Academic Learning: Fresh Perspectives and New Insights
The INSEAD classroom is a safe space for lively discussions, insight sharing and asking out-of-the-box questions, whilst quickly coming up to speed with a diverse range of business fundamentals.
As an English Literature major student and former journalist, I’ve often wondered what it would feel like to learn alongside finance savvy banking or consulting classmates.
But as soon as the P1 core classes started, I felt pleasantly surprised –
I felt challenged when learning new concepts, fulfilled when I could share insights, and classroom discussions often gave me a fresh perspective even in areas I considered my field of expertise.
I particularly like the case method of learning, where we learn about strategies through the lens of CEOs making tough decisions in their roles. Seeing familiar brands - such as Disney, which brought magic to my childhood, being analysed through business school concepts like increasing willingness to pay, capturing synergy, and product diversification, was truly fascinating. The way we analysed Disney’s revenue and profitability through several time periods further helped me to understand how effectively a particular strategy played out, or where future opportunities are.
Classroom activities are always fun and engaging.
I remember one particularly tough negotiation session, when I was playing the role of a producer, having to negotiate with a classmate who was the director.
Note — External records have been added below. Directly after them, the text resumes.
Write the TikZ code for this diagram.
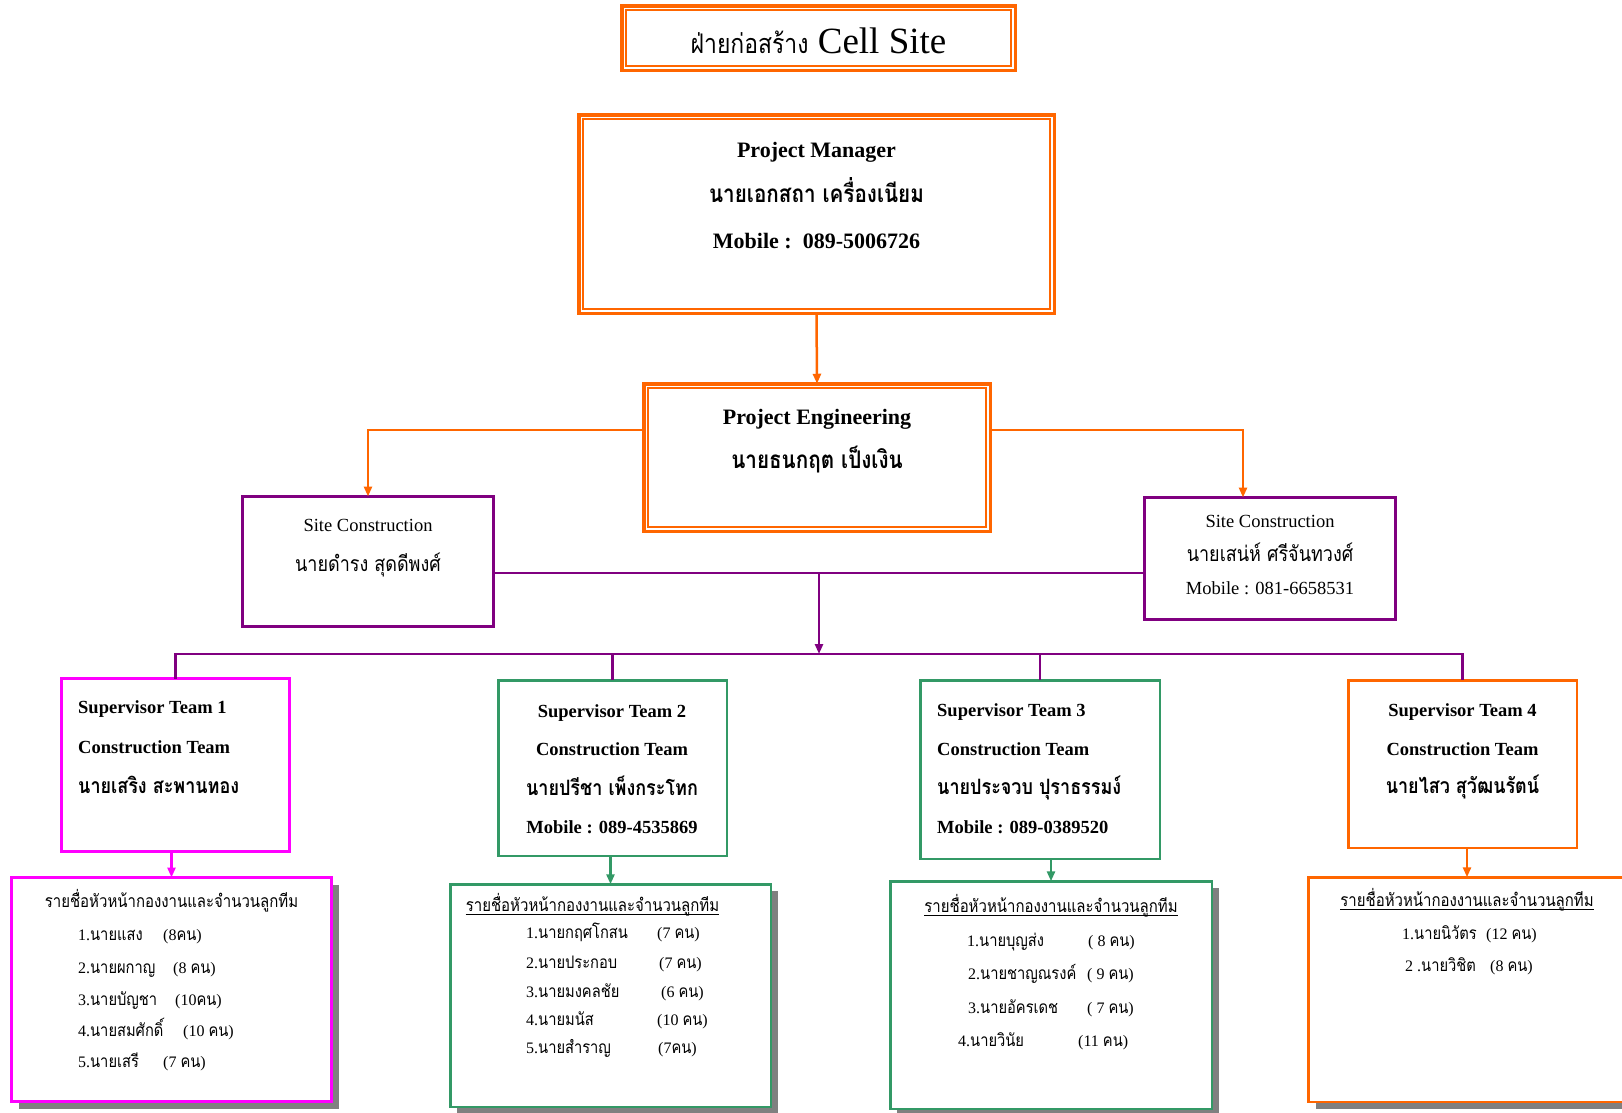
\documentclass[tikz,border=0pt]{standalone}
\usepackage{fontspec}
\setmainfont{Liberation Serif}
\newfontfamily\thai[Script=Thai,FakeStretch=0.85,Scale=1.08]{Loma}
\usetikzlibrary{arrows.meta,calc,shadows}
\definecolor{oc}{RGB}{255,102,0}
\definecolor{pc}{RGB}{128,0,128}
\definecolor{mc}{RGB}{255,0,255}
\definecolor{gc}{RGB}{51,153,102}
\definecolor{shc}{RGB}{128,128,128}
\newcommand\setfs[1]{\fontsize{#1}{#1}\selectfont}
\begin{document}
\begin{tikzpicture}[x=1pt,y=-1pt,
  box/.style={draw, inner sep=0, outer sep=0},
  obox/.style={box, draw=oc, line width=3.5},
  pbox/.style={box, draw=pc, line width=3},
  mbox/.style={box, draw=mc, line width=3},
  gbox/.style={box, draw=gc, line width=2.5},
  o2box/.style={box, draw=oc, line width=2.5},
  shad/.style={fill=white, drop shadow={shadow xshift=7pt, shadow yshift=-7pt, fill=shc, opacity=1}},
  tip/.style={-{Triangle[length=10pt,width=8pt]}},
  oarr/.style={draw=oc, line width=2.5, tip},
  parr/.style={draw=pc, line width=2.5, tip},
  marr/.style={draw=mc, line width=2.5, tip},
  garr/.style={draw=gc, line width=2.5, tip},
  pl/.style={draw=pc, line width=2.5},
  hb/.style={font=\setfs{22}\bfseries, anchor=base, inner sep=0},
  hbt/.style={font=\setfs{22.5}\bfseries, anchor=base, inner sep=0},
  sr/.style={font=\setfs{18.5}, anchor=base, inner sep=0},
  srt/.style={font=\setfs{19.6}, anchor=base, inner sep=0},
  sb/.style={font=\setfs{18.5}\bfseries, anchor=base, inner sep=0},
  sbt/.style={font=\setfs{19.6}\bfseries, anchor=base, inner sep=0},
  sbl/.style={font=\setfs{18.5}\bfseries, anchor=base west, inner sep=0},
  sblt/.style={font=\setfs{19.6}\bfseries, anchor=base west, inner sep=0},
  lc/.style={font=\setfs{16.3}, anchor=base, inner sep=0},
  lt/.style={font=\setfs{16}, anchor=base west, inner sep=0},
  ul/.style={line width=1}
]
\useasboundingbox[fill=white] (0,0) rectangle (1622,1112);

% ---------- boxes ----------
\node[obox, minimum width=393.5, minimum height=64.5] (ttl) at (818.5,38) {};
\draw[oc, line width=2] ($(ttl.north west)+(4.5,4.5)$) rectangle ($(ttl.south east)+(-4.5,-4.5)$);
\node[obox, minimum width=475.5, minimum height=198.5] (pm) at (816.5,214) {};
\draw[oc, line width=2] ($(pm.north west)+(4.5,4.5)$) rectangle ($(pm.south east)+(-4.5,-4.5)$);
\node[obox, minimum width=346.5, minimum height=147.5] (pe) at (817,457.5) {};
\draw[oc, line width=2] ($(pe.north west)+(4.5,4.5)$) rectangle ($(pe.south east)+(-4.5,-4.5)$);

\node[pbox, minimum width=251, minimum height=130] (scl) at (368,561.5) {};
\node[pbox, minimum width=251, minimum height=122] (scr) at (1270,558.5) {};

\node[mbox, minimum width=228, minimum height=173] (t1) at (175.5,765) {};
\node[gbox, minimum width=228.5, minimum height=175.5] (t2) at (612.5,768) {};
\node[gbox, minimum width=239.5, minimum height=178.5] (t3) at (1040,769.5) {};
\node[o2box, minimum width=228.5, minimum height=167.5] (t4) at (1462.5,764) {};

\node[mbox, shad, minimum width=320, minimum height=224] (l1) at (171.5,989.5) {};
\node[gbox, shad, minimum width=320.5, minimum height=222.5] (l2) at (610.5,995.5) {};
\node[gbox, shad, minimum width=321.5, minimum height=227.5] (l3) at (1051,995) {};
\node[o2box, shad, minimum width=330, minimum height=224.5] (l4) at (1473.5,989.5) {};

% ---------- texts ----------
\node[anchor=base, inner sep=0, font=\setfs{37}] (ttxt) at (818.5,53) {{\thai\setfs{25}ฝ่ายก่อสร้าง} Cell Site};

\node[hb] (pm1) at (816.5,157) {Project Manager};
\node[hbt] (pm2) at (816.5,202) {\thai นายเอกสถา เครื่องเนียม};
\node[hb] (pm3) at (816.5,248) {Mobile :\ \ 089-5006726};

\node[hb] (pe1) at (817,424) {Project Engineering};
\node[hbt] (pe2) at (817,468) {\thai นายธนกฤต เป็งเงิน};

\node[sr] (sl1) at (368,531) {Site Construction};
\node[srt] (sl2) at (368,571) {\thai นายดำรง สุดดีพงศ์};

\node[sr] (sr1) at (1270,527) {Site Construction};
\node[srt] (sr2) at (1270,561) {\thai นายเสน่ห์ ศรีจันทวงศ์};
\node[sr] (sr3) at (1270,594) {Mobile : 081-6658531};

\node[sbl] (a1) at (78,713) {Supervisor Team 1};
\node[sbl] (a2) at (78,753) {Construction Team};
\node[sblt] (a3) at (78,793) {\thai นายเสริง สะพานทอง};

\node[sb] (b1) at (612,717) {Supervisor Team 2};
\node[sb] (b2) at (612,755) {Construction Team};
\node[sbt] (b3) at (612,795) {\thai นายปรีชา เพ็งกระโทก};
\node[sb] (b4) at (612,833) {Mobile : 089-4535869};

\node[sbl] (c1) at (937,716) {Supervisor Team 3};
\node[sbl] (c2) at (937,755) {Construction Team};
\node[sblt] (c3) at (937,794) {\thai นายประจวบ ปุราธรรมง์};
\node[sbl] (c4) at (937,833) {Mobile : 089-0389520};

\node[sb] (d1) at (1462.5,716) {Supervisor Team 4};
\node[sb] (d2) at (1462.5,755) {Construction Team};
\node[sbt] (d3) at (1462.5,793) {\thai นายไสว สุวัฒนรัตน์};

% list 1
\node[lc] (h1) at (171.5,907) {\thai รายชื่อหัวหน้ากองงานและจำนวนลูกทีม};
\node[lt] (e1) at (78,940) {1.{\thai นายแสง}};
\node[lt] (e1n) at (163,940) {(8{\thai คน})};
\node[lt] (e2) at (78,973) {2.{\thai นายผกาญ}};
\node[lt] (e2n) at (173,973) {(8 {\thai คน})};
\node[lt] (e3) at (78,1005) {3.{\thai นายบัญชา}};
\node[lt] (e3n) at (175,1005) {(10{\thai คน})};
\node[lt] (e4) at (78,1036) {4.{\thai นายสมศักดิ์}};
\node[lt] (e4n) at (183,1036) {(10 {\thai คน})};
\node[lt] (e5) at (78,1067) {5.{\thai นายเสรี}};
\node[lt] (e5n) at (163,1067) {(7 {\thai คน})};

% list 2
\node[lc] (h2) at (592.5,911) {\thai รายชื่อหัวหน้ากองงานและจำนวนลูกทีม};
\draw[ul] ($(h2.base west)+(0,3)$) -- ($(h2.base east)+(0,3)$);
\node[lt] (f1) at (526,938) {1.{\thai นายกฤศโกสน}};
\node[lt] (f1n) at (657,938) {(7 {\thai คน})};
\node[lt] (f2) at (526,968) {2.{\thai นายประกอบ}};
\node[lt] (f2n) at (659,968) {(7 {\thai คน})};
\node[lt] (f3) at (526,997) {3.{\thai นายมงคลชัย}};
\node[lt] (f3n) at (661,997) {(6 {\thai คน})};
\node[lt] (f4) at (526,1025) {4.{\thai นายมนัส}};
\node[lt] (f4n) at (657,1025) {(10 {\thai คน})};
\node[lt] (f5) at (526,1053) {5.{\thai นายสำราญ}};
\node[lt] (f5n) at (658,1053) {(7{\thai คน})};

% list 3
\node[lc] (h3) at (1051,912) {\thai รายชื่อหัวหน้ากองงานและจำนวนลูกทีม};
\draw[ul] ($(h3.base west)+(0,3)$) -- ($(h3.base east)+(0,3)$);
\node[lt] (g1) at (967,946) {1.{\thai นายบุญส่ง}};
\node[lt] (g1n) at (1088,946) {( 8 {\thai คน})};
\node[lt] (g2) at (968,979) {2.{\thai นายชาญณรงค์}};
\node[lt] (g2n) at (1087,979) {( 9 {\thai คน})};
\node[lt] (g3) at (968,1013) {3.{\thai นายอัครเดช}};
\node[lt] (g3n) at (1087,1013) {( 7 {\thai คน})};
\node[lt] (g4) at (958,1046) {4.{\thai นายวินัย}};
\node[lt] (g4n) at (1078,1046) {(11 {\thai คน})};

% list 4
\node[lc] (h4) at (1467,906) {\thai รายชื่อหัวหน้ากองงานและจำนวนลูกทีม};
\draw[ul] ($(h4.base west)+(0,3)$) -- ($(h4.base east)+(0,3)$);
\node[lt] (k1) at (1402,939) {1.{\thai นายนิวัตร}};
\node[lt] (k1n) at (1486,939) {(12 {\thai คน})};
\node[lt] (k2) at (1405,971) {2 .{\thai นายวิชิต}};
\node[lt] (k2n) at (1490,971) {(8 {\thai คน})};

% ---------- connectors ----------
\draw[oarr] (pm.south) -- (pe.north);
\coordinate (br) at (0,430);
\draw[oarr] (pe.west |- br) -| (scl.north);
\coordinate (srt) at (1243,0);
\draw[oarr] (pe.east |- br) -| (srt |- scr.north);

\coordinate (pj) at (819,573);
\coordinate (hub) at (819,654);
\draw[pl] (scl.east |- pj) -- (scr.west |- pj);
\draw[parr] (pj) -- (hub);
\draw[pl] (t1.north) |- (hub) -| (t4.north);
\draw[pl] (t2.north) -- (t2.north |- hub);
\draw[pl] (t3.north) -- (t3.north |- hub);

\draw[marr] (l1.north |- t1.south) -- (l1.north);
\draw[garr] (l2.north |- t2.south) -- (l2.north);
\draw[garr] (l3.north |- t3.south) -- (l3.north);
\coordinate (l4a) at (1467,0);
\draw[oarr] (l4a |- t4.south) -- (l4a |- l4.north);
\end{tikzpicture}
\end{document}
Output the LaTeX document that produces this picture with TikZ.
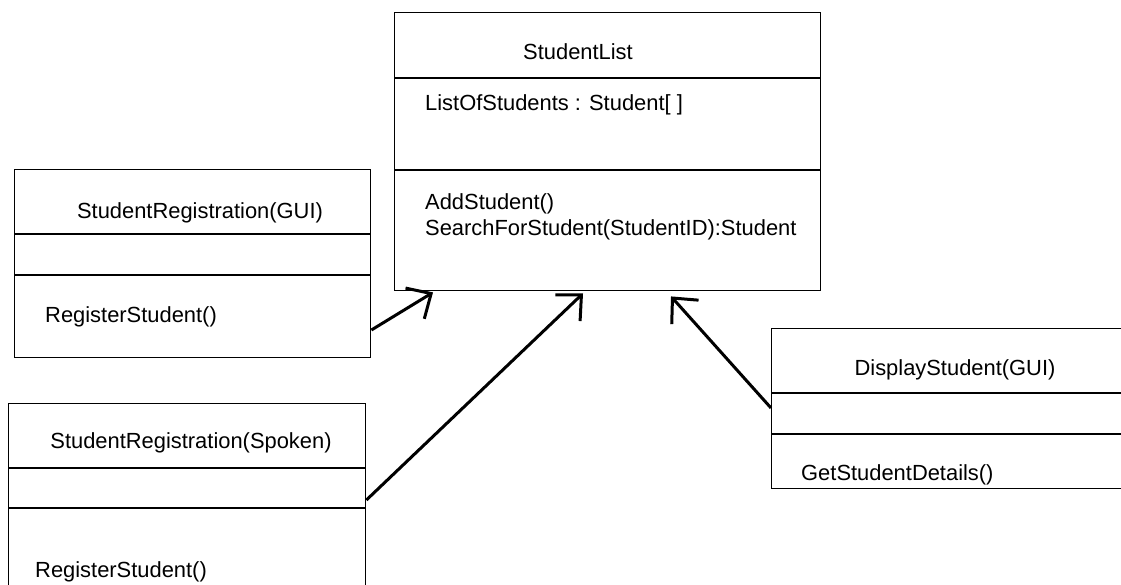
\documentclass[tikz,border=0pt]{standalone}
\usepackage{fontspec}
\setmainfont{Liberation Sans}
\usetikzlibrary{arrows.meta, calc}

\tikzset{
    classbox/.style={draw, line width=1.4pt, anchor=north west, inner sep=0pt},
    divider/.style={line width=1.4pt},
    umltext/.style={font=\fontsize{21.9}{25.5}\selectfont, inner sep=0pt, align=left},
    assoc/.style={line width=3pt, -{Straight Barb[length=19pt, width=36pt, line width=3pt]}}
}

\begin{document}
\begin{tikzpicture}[x=1pt, y=-1pt]

    \useasboundingbox (0,0) rectangle (1121,585);
    \clip (0,0) rectangle (1121,585);

    % ===== StudentList =====
    \node[classbox, minimum width=426pt, minimum height=278pt] (list) at (394,12) {};
    \draw[divider] (list.west |- 0,78) -- (list.east |- 0,78);
    \draw[divider] (list.west |- 0,170) -- (list.east |- 0,170);
    \node[umltext] (listname) at (578,52) {StudentList};
    \node[umltext, anchor=west] (listattr) at (425,105) {ListOfStudents : Student[ ]};
    \node[umltext, anchor=west] (listops) at (425,217) {AddStudent()\\SearchForStudent(StudentID):Student};

    % ===== StudentRegistration(GUI) =====
    \node[classbox, minimum width=356pt, minimum height=188pt] (gui) at (14,169) {};
    \draw[divider] (gui.west |- 0,234) -- (gui.east |- 0,234);
    \draw[divider] (gui.west |- 0,275) -- (gui.east |- 0,275);
    \node[umltext] (guiname) at (200,213) {StudentRegistration(GUI)};
    \node[umltext, anchor=west] (guiops) at (45,317) {RegisterStudent()};

    % ===== StudentRegistration(Spoken) =====
    \node[classbox, minimum width=357pt, minimum height=200pt] (spoken) at (8,403) {};
    \draw[divider] (spoken.west |- 0,468) -- (spoken.east |- 0,468);
    \draw[divider] (spoken.west |- 0,508) -- (spoken.east |- 0,508);
    \node[umltext] (spokenname) at (191,443) {StudentRegistration(Spoken)};
    \node[umltext, anchor=west] (spokenops) at (35,572) {RegisterStudent()};

    % ===== DisplayStudent(GUI) =====
    \node[classbox, minimum width=370pt, minimum height=160pt] (display) at (771,328) {};
    \draw[divider] (display.west |- 0,393) -- (display.east |- 0,393);
    \draw[divider] (display.west |- 0,434) -- (display.east |- 0,434);
    \node[umltext] (displayname) at (955,370) {DisplayStudent(GUI)};
    \node[umltext, anchor=west] (displayops) at (801,475) {GetStudentDetails()};

    % ===== Associations =====
    \draw[assoc] (gui.east |- 0,330) -- ([xshift=39pt, yshift=-1pt]list.south west);
    \draw[assoc] (spoken.east |- 0,500) -- ([xshift=189pt, yshift=-2pt]list.south west);
    \draw[assoc] (display.west |- 0,408) -- ([xshift=277pt, yshift=-5pt]list.south west);

\end{tikzpicture}
\end{document}
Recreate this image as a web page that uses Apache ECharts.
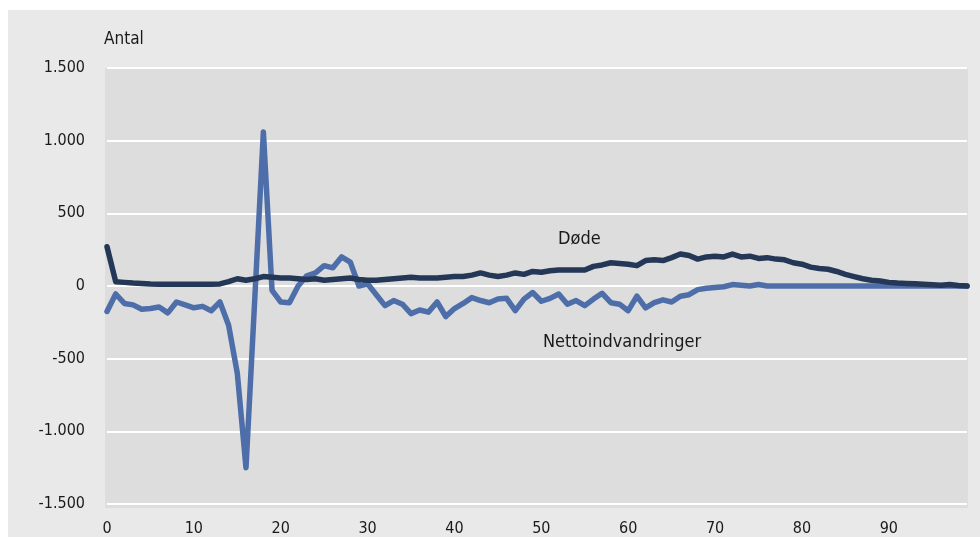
<!DOCTYPE html>
<html>
<head>
<meta charset="utf-8">
<script src="https://cdn.jsdelivr.net/npm/echarts@6/dist/echarts.min.js"></script>
<style>
html,body{margin:0;padding:0;background:#ffffff;}
#chart{width:980px;height:537px;}
</style>
</head>
<body>
<div id="chart"></div>
<script>
// Alder (age) 0..99
const ages = Array.from({length: 100}, (_, i) => i);

const doede = [
  270, 30, 25, 20, 18, 14, 12, 12, 12, 12,
  12, 12, 12, 14, 30, 50, 40, 50, 65, 60,
  55, 55, 50, 45, 50, 40, 45, 50, 55, 45,
  40, 40, 45, 50, 55, 60, 55, 55, 55, 60,
  65, 65, 75, 90, 75, 65, 75, 90, 80, 100,
  95, 105, 110, 110, 110, 110, 135, 145, 160, 155,
  150, 140, 175, 180, 175, 195, 220, 210, 185, 200,
  205, 200, 220, 200, 205, 190, 195, 185, 180, 160,
  150, 130, 120, 115, 100, 80, 65, 50, 40, 35,
  25, 20, 18, 15, 12, 8, 5, 10, 3, 0
];

const nettoindvandringer = [
  -175, -55, -120, -130, -160, -155, -145, -185, -110, -130,
  -150, -140, -170, -110, -270, -600, -1250, -100, 1060, -30,
  -110, -115, 0, 70, 90, 140, 125, 200, 165, 0,
  15, -60, -135, -100, -125, -190, -165, -180, -110, -210,
  -155, -120, -80, -100, -115, -90, -85, -170, -90, -45,
  -105, -85, -55, -125, -100, -135, -90, -50, -115, -125,
  -170, -70, -150, -115, -95, -110, -70, -60, -25, -15,
  -10, -5, 10, 5, 0, 10, 0, 0, 0, 0,
  0, 0, 0, 0, 0, 0, 0, 0, 0, 0,
  0, 0, 0, 0, 0, 0, 0, 0, 0, 0
];

const yTicks = [-1500, -1000, -500, 0, 500, 1000, 1500];
const xTicks = [0, 10, 20, 30, 40, 50, 60, 70, 80, 90];

const FONT = '"Liberation Sans Narrow", "DejaVu Sans Condensed", "Open Sans", sans-serif';

function fmt(v) {
  const s = Math.abs(v).toString();
  const withDots = s.replace(/\B(?=(\d{3})+(?!\d))/g, '.');
  return (v < 0 ? '-' : '') + withDots;
}

const chart = echarts.init(document.getElementById('chart'), null, {renderer: 'canvas'});

chart.setOption({
  backgroundColor: '#ffffff',
  animation: false,
  graphic: [
    {type: 'rect', z: -10, shape: {x: 8, y: 10, width: 980, height: 540}, style: {fill: '#e9e9e9'}},
    {type: 'rect', z: -9, shape: {x: 105, y: 68, width: 863, height: 440}, style: {fill: '#dddddd'}},
    {type: 'text', left: 104, top: 31, style: {text: 'Antal', font: '17px ' + FONT, fill: '#1a1a1a'}},
    {type: 'text', left: 558, top: 230, style: {text: 'Døde', font: '18px ' + FONT, fill: '#1a1a1a'}},
    {type: 'text', left: 543, top: 333, style: {text: 'Nettoindvandringer', font: '18px ' + FONT, fill: '#1a1a1a'}}
  ],
  grid: {left: 107, right: 13, top: 68, bottom: 29, containLabel: false},
  xAxis: {
    type: 'value',
    min: 0,
    max: 99,
    interval: 10,
    axisLine: {show: false},
    axisTick: {show: false},
    splitLine: {show: false},
    axisLabel: {
      margin: 17,
      fontSize: 16,
      fontFamily: FONT,
      color: '#1a1a1a',
      showMaxLabel: false,
      formatter: v => xTicks.includes(v) ? String(v) : ''
    }
  },
  yAxis: {
    type: 'value',
    min: yTicks[0],
    max: yTicks[yTicks.length - 1],
    interval: 500,
    axisLine: {show: false},
    axisTick: {show: false},
    splitLine: {show: true, lineStyle: {color: '#ffffff', width: 2}},
    axisLabel: {
      margin: 22,
      fontSize: 16,
      fontFamily: FONT,
      color: '#1a1a1a',
      formatter: v => fmt(v)
    }
  },
  series: [
    {
      name: 'Nettoindvandringer',
      type: 'line',
      data: ages.map((a, i) => [a, nettoindvandringer[i]]),
      symbol: 'none',
      lineStyle: {color: '#4e6ea9', width: 5.5, cap: 'round', join: 'round'},
      z: 2
    },
    {
      name: 'Døde',
      type: 'line',
      data: ages.map((a, i) => [a, doede[i]]),
      symbol: 'none',
      lineStyle: {color: '#243757', width: 5.5, cap: 'round', join: 'round'},
      z: 3
    }
  ]
});
</script>
</body>
</html>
We each had different preferences for the actors, the film sets, the salary for the director and percentage commission he received. It was a particularly tough negotiation where both of us refused to back down from our preferences, and we were able to reach agreement just before the allocated 20 minutes were up. The experience taught me so much about listening, understanding another’s perspective, and driving forward collaboration through common grounds.
In anther classroom discussion, I was a director giving feedback to a direct report for his performance appraisal. The objective of the session was to determine if the junior employee should receive a promotion. The two of us entered this simulated discussion session with different interpretations of the same information – my background notes attributed more significance to the company’s overall strategy and my classmate’s had more details about his day-to-day achievements. The session taught me about the importance of sharing unique information and structuring discussions within solid context. After the simulation ended, we compared notes, and discussed the difference with keen interest!
I can now completely understand why in my previous performance appraisals, I used to wonder why my hard work wasn’t appreciated by my manager, and he felt I failed to take a more holistic view!
Such fascinating conversations are just as lively in classes that I used to feel would have more standard answers, such as financial accounting. To my surprise, after covering basic concepts in an effective way, we delved right into discussions how companies could use different strategies relating to the likes of revenue recognition, depreciation schedule and inventory recording policy to support highly subjective goals.
Suddenly, the science of accounting turned into an art, but also it taught me what to look for in financial statements to better compare industry peers or make managerial decisions.
Every class is a new surprise and source of new enlightenment. I feel energised, engaged, and having lots of fun!